Posted by: Anonymous | June 18, 2007 at 06:44 PM
Probably not a popular idea here, but the more turmoil that's seen in the Middle East, the more likely that there will be only one answer: Islam. That's what will unite the people and bring security insha'allah. Thanks, Bush, Rice, Olmert, Abbas...
Posted by: anon | June 19, 2007 at 07:23 AM
Is it me or is the current discussion of the Gaza/West Bank situation totally moronic, particularly among some of the folks who used to work this issue?
A utopian West Bank at peace with Israel? Yeah right. There are no bad actors in the West Bank. As if Abu Mazen controls the al-Aqsa Martyrs brigade. And, by the way no one in the WB voted for Hamas. What about those 400,000 settlers and their by-pass roads, walls, and guard towers. Somehow they aren't going to get in the way of this "fresh start." A three state solution? Yeah right. The Palestinians who are negotiating for 22 percent of what is left of Palestine really don't care if Gaza is shorn away. And, the really don't care about the 1.4 million people who live there.

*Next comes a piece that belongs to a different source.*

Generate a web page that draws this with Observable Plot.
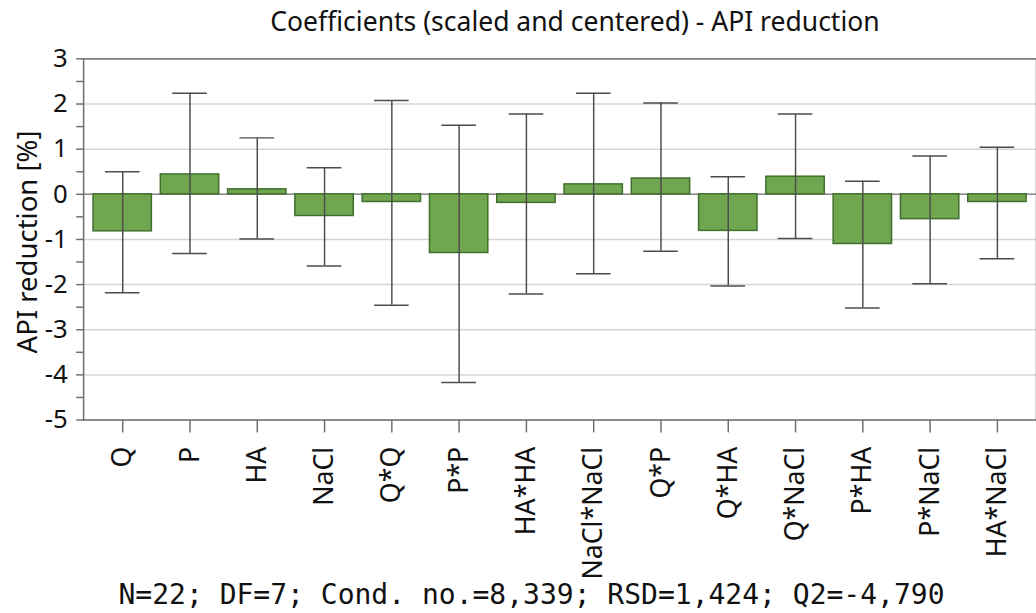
<!DOCTYPE html>
<html>
<head>
<meta charset="utf-8">
<script src="https://cdn.jsdelivr.net/npm/d3@7"></script>
<script src="https://cdn.jsdelivr.net/npm/@observablehq/plot@0.6"></script>
<style>
  html, body { margin: 0; padding: 0; overflow: hidden; background: #fff; }
  #wrap { position: relative; width: 1036px; height: 613px; overflow: hidden; }
  #chart { position: absolute; left: 0; top: 0; }
  .title { position: absolute; top: 3px; left: 0; width: 1150px; text-align: center;
           font-family: "Noto Sans", "Open Sans", sans-serif; font-size: 26.5px; color: #111; white-space: nowrap; }
  .caption { position: absolute; top: 578px; left: 0; width: 1063px; text-align: center;
             font-family: "DejaVu Sans Mono", "Liberation Mono", monospace; font-size: 28px; color: #111; white-space: nowrap; }
  .ylabel { position: absolute; left: 26px; top: 242px; transform: translate(-50%, -50%) rotate(-90deg);
            font-family: "Noto Sans", "Open Sans", sans-serif; font-size: 27.5px; color: #111; white-space: nowrap; }
</style>
</head>
<body>
<div id="wrap">
  <div id="chart"></div>
  <div class="title">Coefficients (scaled and centered) - API reduction</div>
  <div class="ylabel">API reduction [%]</div>
  <div class="caption">N=22; DF=7; Cond. no.=8,339; RSD=1,424; Q2=-4,790</div>
</div>
<script>
const terms = ["Q","P","HA","NaCl","Q*Q","P*P","HA*HA","NaCl*NaCl","Q*P","Q*HA","Q*NaCl","P*HA","P*NaCl","HA*NaCl"];
const coef   = [-0.82, 0.44, 0.11, -0.48, -0.17, -1.30, -0.19, 0.22, 0.35, -0.81, 0.39, -1.10, -0.55, -0.17];
const ciLow  = [-2.18, -1.31, -0.99, -1.59, -2.46, -4.17, -2.21, -1.76, -1.26, -2.03, -0.98, -2.52, -1.98, -1.43];
const ciHigh = [0.50, 2.24, 1.25, 0.59, 2.08, 1.53, 1.78, 2.24, 2.02, 0.39, 1.78, 0.29, 0.85, 1.04];
const yTicks = [-5, -4, -3, -2, -1, 0, 1, 2, 3];

const data = terms.map((t, i) => ({term: t, coef: coef[i], lo: ciLow[i], hi: ciHigh[i]}));

const axisColor = "#6e6e6e";
const errColor = "#4d4d4d";

const plot = Plot.plot({
  width: 1047,
  height: 613,
  marginTop: 59,
  marginBottom: 189,
  marginLeft: 84,
  marginRight: 0,
  style: {fontFamily: "'Noto Sans', 'Open Sans', sans-serif", color: "#111", background: "#fff"},
  x: {domain: terms, paddingInner: 0.13, paddingOuter: 0.065, label: null},
  y: {domain: [-5, 3], label: null},
  marks: [
    Plot.gridY(yTicks, {stroke: "#d4d4d4", strokeOpacity: 1, strokeWidth: 1.5}),
    Plot.ruleY([0], {stroke: "#8a8a8a", strokeWidth: 1.5}),
    Plot.barY(data, {x: "term", y: "coef", fill: "#6fa64f", stroke: "#3f6f2c", strokeWidth: 1.5}),
    Plot.ruleX(data, {x: "term", y1: "lo", y2: "hi", stroke: errColor, strokeWidth: 1.5}),
    Plot.tickY(data, {x: "term", y: "hi", stroke: errColor, strokeWidth: 1.5, insetLeft: 12, insetRight: 12}),
    Plot.tickY(data, {x: "term", y: "lo", stroke: errColor, strokeWidth: 1.5, insetLeft: 12, insetRight: 12}),
    Plot.frame({stroke: axisColor, strokeWidth: 1.5}),
    Plot.axisY(d3.range(-5, 3.01, 0.5), {
      tickSize: 7, tickPadding: 9, fontSize: 26, stroke: axisColor, strokeWidth: 1.5,
      tickFormat: d => Number.isInteger(d) ? String(d).replace("−", "-") : "",
      label: null
    }),
    Plot.axisX({
      tickSize: 13, tickPadding: 14, tickRotate: -90, fontSize: 27, stroke: axisColor, strokeWidth: 1.5, label: null
    })
  ]
});
document.getElementById("chart").appendChild(plot);
</script>
</body>
</html>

All of this discussion is a bit bizarre and dangerous.
Posted by: Abu Tabakh | June 19, 2007 at 10:19 AM
hell, while we are at it why not join al-Anbar with Jordan? the business and political allies of abdullah are so deeply tied to "the Sunni insurgents" they are half way there anyway.
Posted by: Pete | June 19, 2007 at 02:21 PM
"Is it me or is the current discussion of the Gaza/West Bank situation totally moronic, particularly among some of the folks who used to work this issue?"
Drowning men. Straws. Etc.
Posted by: Peter Principle | June 19, 2007 at 02:56 PM
Abu Tabakh: "And, by the way no one in the WB voted for Hamas."
When are you talking about? A year and a half ago, Hamas won in some areas of the West Bank, including a landslide in Nablus.